▸ WRITTEN INSTRUCTION
Every record must be transcribed in its entirety, apart from the images, which are to be omitted.

+++ RECORDS FOR THIS EXERCISE

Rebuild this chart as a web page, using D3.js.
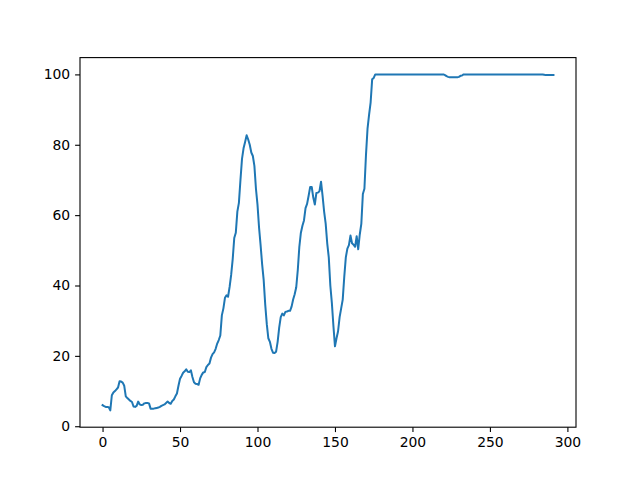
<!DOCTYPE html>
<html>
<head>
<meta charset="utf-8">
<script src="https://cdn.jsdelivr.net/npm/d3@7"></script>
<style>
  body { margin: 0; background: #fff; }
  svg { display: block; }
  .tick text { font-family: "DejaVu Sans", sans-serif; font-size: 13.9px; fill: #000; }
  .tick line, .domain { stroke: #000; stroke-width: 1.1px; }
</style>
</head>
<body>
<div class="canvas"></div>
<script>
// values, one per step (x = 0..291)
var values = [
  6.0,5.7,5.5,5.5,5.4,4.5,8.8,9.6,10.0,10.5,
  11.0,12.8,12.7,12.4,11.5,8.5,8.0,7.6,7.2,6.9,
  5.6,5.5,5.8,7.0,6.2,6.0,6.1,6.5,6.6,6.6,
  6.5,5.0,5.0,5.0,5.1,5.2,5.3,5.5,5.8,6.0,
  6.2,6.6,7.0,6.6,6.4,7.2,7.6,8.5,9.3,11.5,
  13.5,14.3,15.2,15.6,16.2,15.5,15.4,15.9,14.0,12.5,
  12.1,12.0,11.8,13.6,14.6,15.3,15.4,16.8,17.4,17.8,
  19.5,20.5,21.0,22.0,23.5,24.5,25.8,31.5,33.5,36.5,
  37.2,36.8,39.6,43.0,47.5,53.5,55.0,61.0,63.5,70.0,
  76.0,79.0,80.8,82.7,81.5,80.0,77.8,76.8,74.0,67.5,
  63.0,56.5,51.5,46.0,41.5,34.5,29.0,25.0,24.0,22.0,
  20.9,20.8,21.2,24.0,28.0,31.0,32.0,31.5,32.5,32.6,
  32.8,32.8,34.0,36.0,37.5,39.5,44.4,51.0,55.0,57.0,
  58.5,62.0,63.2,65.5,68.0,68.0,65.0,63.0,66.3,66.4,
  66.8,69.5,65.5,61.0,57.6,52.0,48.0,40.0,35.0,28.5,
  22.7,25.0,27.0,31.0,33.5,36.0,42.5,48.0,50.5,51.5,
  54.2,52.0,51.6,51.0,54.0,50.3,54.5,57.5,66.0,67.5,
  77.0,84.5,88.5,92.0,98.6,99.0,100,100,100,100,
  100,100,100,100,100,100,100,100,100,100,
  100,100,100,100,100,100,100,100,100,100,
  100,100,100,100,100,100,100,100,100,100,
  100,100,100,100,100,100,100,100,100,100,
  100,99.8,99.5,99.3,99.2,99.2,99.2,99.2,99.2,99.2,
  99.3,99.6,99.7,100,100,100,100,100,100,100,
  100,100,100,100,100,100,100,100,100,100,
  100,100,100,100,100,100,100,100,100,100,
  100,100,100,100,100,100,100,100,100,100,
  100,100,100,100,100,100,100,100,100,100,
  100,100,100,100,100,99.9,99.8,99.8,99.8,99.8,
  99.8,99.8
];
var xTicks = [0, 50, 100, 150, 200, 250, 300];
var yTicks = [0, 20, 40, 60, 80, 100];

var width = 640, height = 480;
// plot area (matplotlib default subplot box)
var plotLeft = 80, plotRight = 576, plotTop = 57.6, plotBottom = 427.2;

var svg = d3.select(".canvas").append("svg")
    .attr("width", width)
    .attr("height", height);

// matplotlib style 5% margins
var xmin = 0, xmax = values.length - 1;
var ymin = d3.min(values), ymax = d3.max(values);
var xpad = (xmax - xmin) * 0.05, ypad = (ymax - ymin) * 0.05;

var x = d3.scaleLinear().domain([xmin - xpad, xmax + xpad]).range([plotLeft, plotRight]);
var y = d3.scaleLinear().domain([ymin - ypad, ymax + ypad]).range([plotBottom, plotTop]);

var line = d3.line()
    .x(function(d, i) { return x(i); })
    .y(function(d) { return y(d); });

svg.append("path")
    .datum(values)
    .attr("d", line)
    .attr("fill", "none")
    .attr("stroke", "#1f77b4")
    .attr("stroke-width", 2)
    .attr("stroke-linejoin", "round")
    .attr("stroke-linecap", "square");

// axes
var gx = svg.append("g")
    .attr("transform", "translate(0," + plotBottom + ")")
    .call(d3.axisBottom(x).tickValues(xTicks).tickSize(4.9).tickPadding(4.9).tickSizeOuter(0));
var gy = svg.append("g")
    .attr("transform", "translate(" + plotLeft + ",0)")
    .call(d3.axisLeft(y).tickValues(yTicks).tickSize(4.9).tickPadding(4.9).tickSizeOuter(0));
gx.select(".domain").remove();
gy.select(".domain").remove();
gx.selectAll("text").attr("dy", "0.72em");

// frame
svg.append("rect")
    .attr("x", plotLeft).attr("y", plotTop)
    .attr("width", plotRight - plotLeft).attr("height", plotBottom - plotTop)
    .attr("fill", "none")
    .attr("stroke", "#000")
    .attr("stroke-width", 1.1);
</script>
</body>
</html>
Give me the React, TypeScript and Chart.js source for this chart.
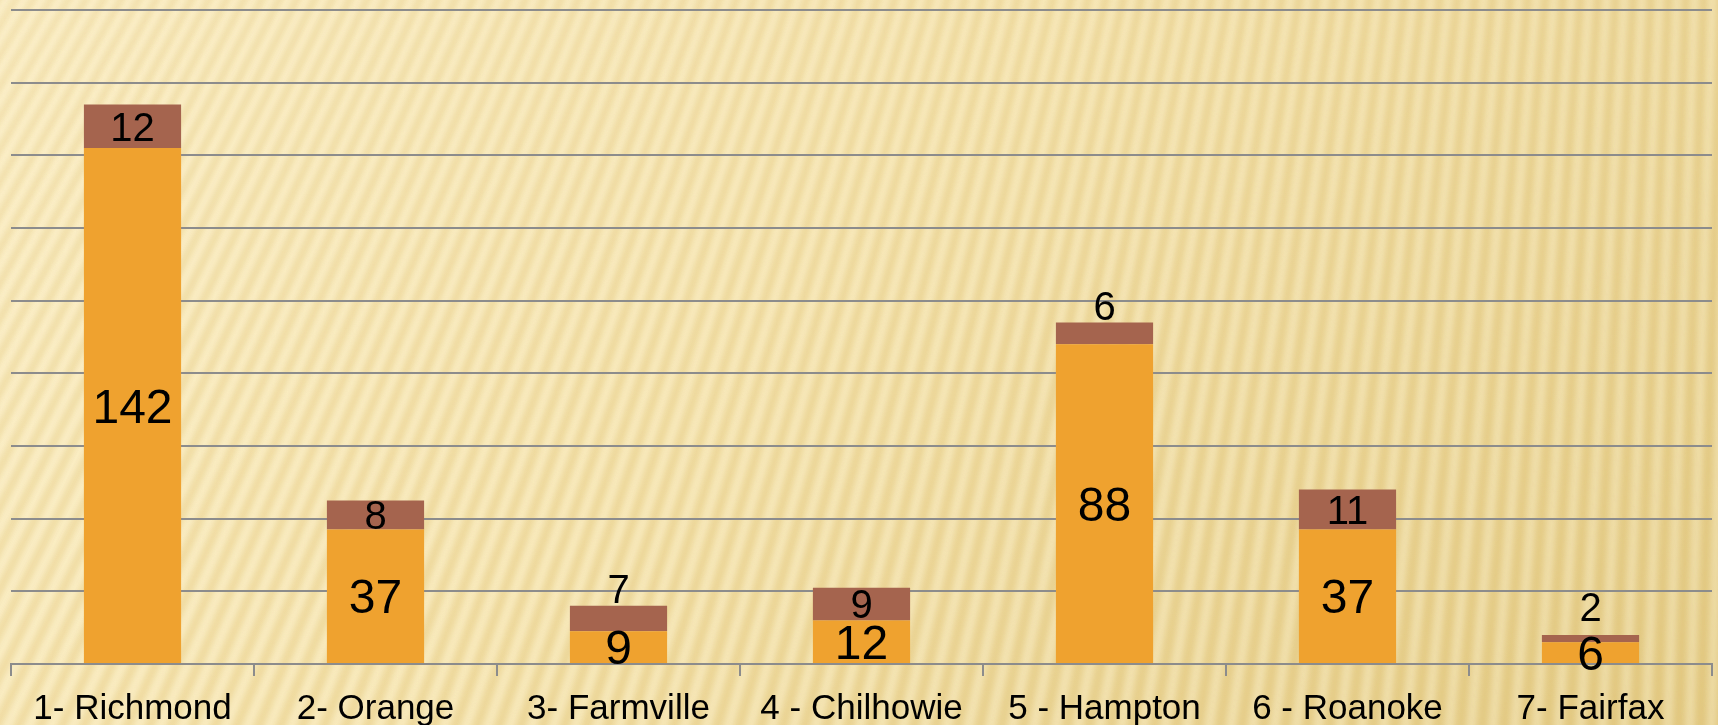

++++++

▸ TASK ANSWER
Rebuild this chart as a web page, using D3.js.
<!DOCTYPE html>
<html>
<head>
<meta charset="utf-8">
<script src="https://cdn.jsdelivr.net/npm/d3@7"></script>
<style>
  body { margin: 0; background: #fff; }
  svg { display: block; }
  .tick text { font-family: "DejaVu Sans", sans-serif; font-size: 13.9px; fill: #000; }
  .tick line, .domain { stroke: #000; stroke-width: 1.1px; }
</style>
</head>
<body>
<div class="canvas"></div>
<script>
// values, one per step (x = 0..291)
var values = [
  6.0,5.7,5.5,5.5,5.4,4.5,8.8,9.6,10.0,10.5,
  11.0,12.8,12.7,12.4,11.5,8.5,8.0,7.6,7.2,6.9,
  5.6,5.5,5.8,7.0,6.2,6.0,6.1,6.5,6.6,6.6,
  6.5,5.0,5.0,5.0,5.1,5.2,5.3,5.5,5.8,6.0,
  6.2,6.6,7.0,6.6,6.4,7.2,7.6,8.5,9.3,11.5,
  13.5,14.3,15.2,15.6,16.2,15.5,15.4,15.9,14.0,12.5,
  12.1,12.0,11.8,13.6,14.6,15.3,15.4,16.8,17.4,17.8,
  19.5,20.5,21.0,22.0,23.5,24.5,25.8,31.5,33.5,36.5,
  37.2,36.8,39.6,43.0,47.5,53.5,55.0,61.0,63.5,70.0,
  76.0,79.0,80.8,82.7,81.5,80.0,77.8,76.8,74.0,67.5,
  63.0,56.5,51.5,46.0,41.5,34.5,29.0,25.0,24.0,22.0,
  20.9,20.8,21.2,24.0,28.0,31.0,32.0,31.5,32.5,32.6,
  32.8,32.8,34.0,36.0,37.5,39.5,44.4,51.0,55.0,57.0,
  58.5,62.0,63.2,65.5,68.0,68.0,65.0,63.0,66.3,66.4,
  66.8,69.5,65.5,61.0,57.6,52.0,48.0,40.0,35.0,28.5,
  22.7,25.0,27.0,31.0,33.5,36.0,42.5,48.0,50.5,51.5,
  54.2,52.0,51.6,51.0,54.0,50.3,54.5,57.5,66.0,67.5,
  77.0,84.5,88.5,92.0,98.6,99.0,100,100,100,100,
  100,100,100,100,100,100,100,100,100,100,
  100,100,100,100,100,100,100,100,100,100,
  100,100,100,100,100,100,100,100,100,100,
  100,100,100,100,100,100,100,100,100,100,
  100,99.8,99.5,99.3,99.2,99.2,99.2,99.2,99.2,99.2,
  99.3,99.6,99.7,100,100,100,100,100,100,100,
  100,100,100,100,100,100,100,100,100,100,
  100,100,100,100,100,100,100,100,100,100,
  100,100,100,100,100,100,100,100,100,100,
  100,100,100,100,100,100,100,100,100,100,
  100,100,100,100,100,99.9,99.8,99.8,99.8,99.8,
  99.8,99.8
];
var xTicks = [0, 50, 100, 150, 200, 250, 300];
var yTicks = [0, 20, 40, 60, 80, 100];

var width = 640, height = 480;
// plot area (matplotlib default subplot box)
var plotLeft = 80, plotRight = 576, plotTop = 57.6, plotBottom = 427.2;

var svg = d3.select(".canvas").append("svg")
    .attr("width", width)
    .attr("height", height);

// matplotlib style 5% margins
var xmin = 0, xmax = values.length - 1;
var ymin = d3.min(values), ymax = d3.max(values);
var xpad = (xmax - xmin) * 0.05, ypad = (ymax - ymin) * 0.05;

var x = d3.scaleLinear().domain([xmin - xpad, xmax + xpad]).range([plotLeft, plotRight]);
var y = d3.scaleLinear().domain([ymin - ypad, ymax + ypad]).range([plotBottom, plotTop]);

var line = d3.line()
    .x(function(d, i) { return x(i); })
    .y(function(d) { return y(d); });

svg.append("path")
    .datum(values)
    .attr("d", line)
    .attr("fill", "none")
    .attr("stroke", "#1f77b4")
    .attr("stroke-width", 2)
    .attr("stroke-linejoin", "round")
    .attr("stroke-linecap", "square");

// axes
var gx = svg.append("g")
    .attr("transform", "translate(0," + plotBottom + ")")
    .call(d3.axisBottom(x).tickValues(xTicks).tickSize(4.9).tickPadding(4.9).tickSizeOuter(0));
var gy = svg.append("g")
    .attr("transform", "translate(" + plotLeft + ",0)")
    .call(d3.axisLeft(y).tickValues(yTicks).tickSize(4.9).tickPadding(4.9).tickSizeOuter(0));
gx.select(".domain").remove();
gy.select(".domain").remove();
gx.selectAll("text").attr("dy", "0.72em");

// frame
svg.append("rect")
    .attr("x", plotLeft).attr("y", plotTop)
    .attr("width", plotRight - plotLeft).attr("height", plotBottom - plotTop)
    .attr("fill", "none")
    .attr("stroke", "#000")
    .attr("stroke-width", 1.1);
</script>
</body>
</html>
Give me the React, TypeScript and Chart.js source for this chart.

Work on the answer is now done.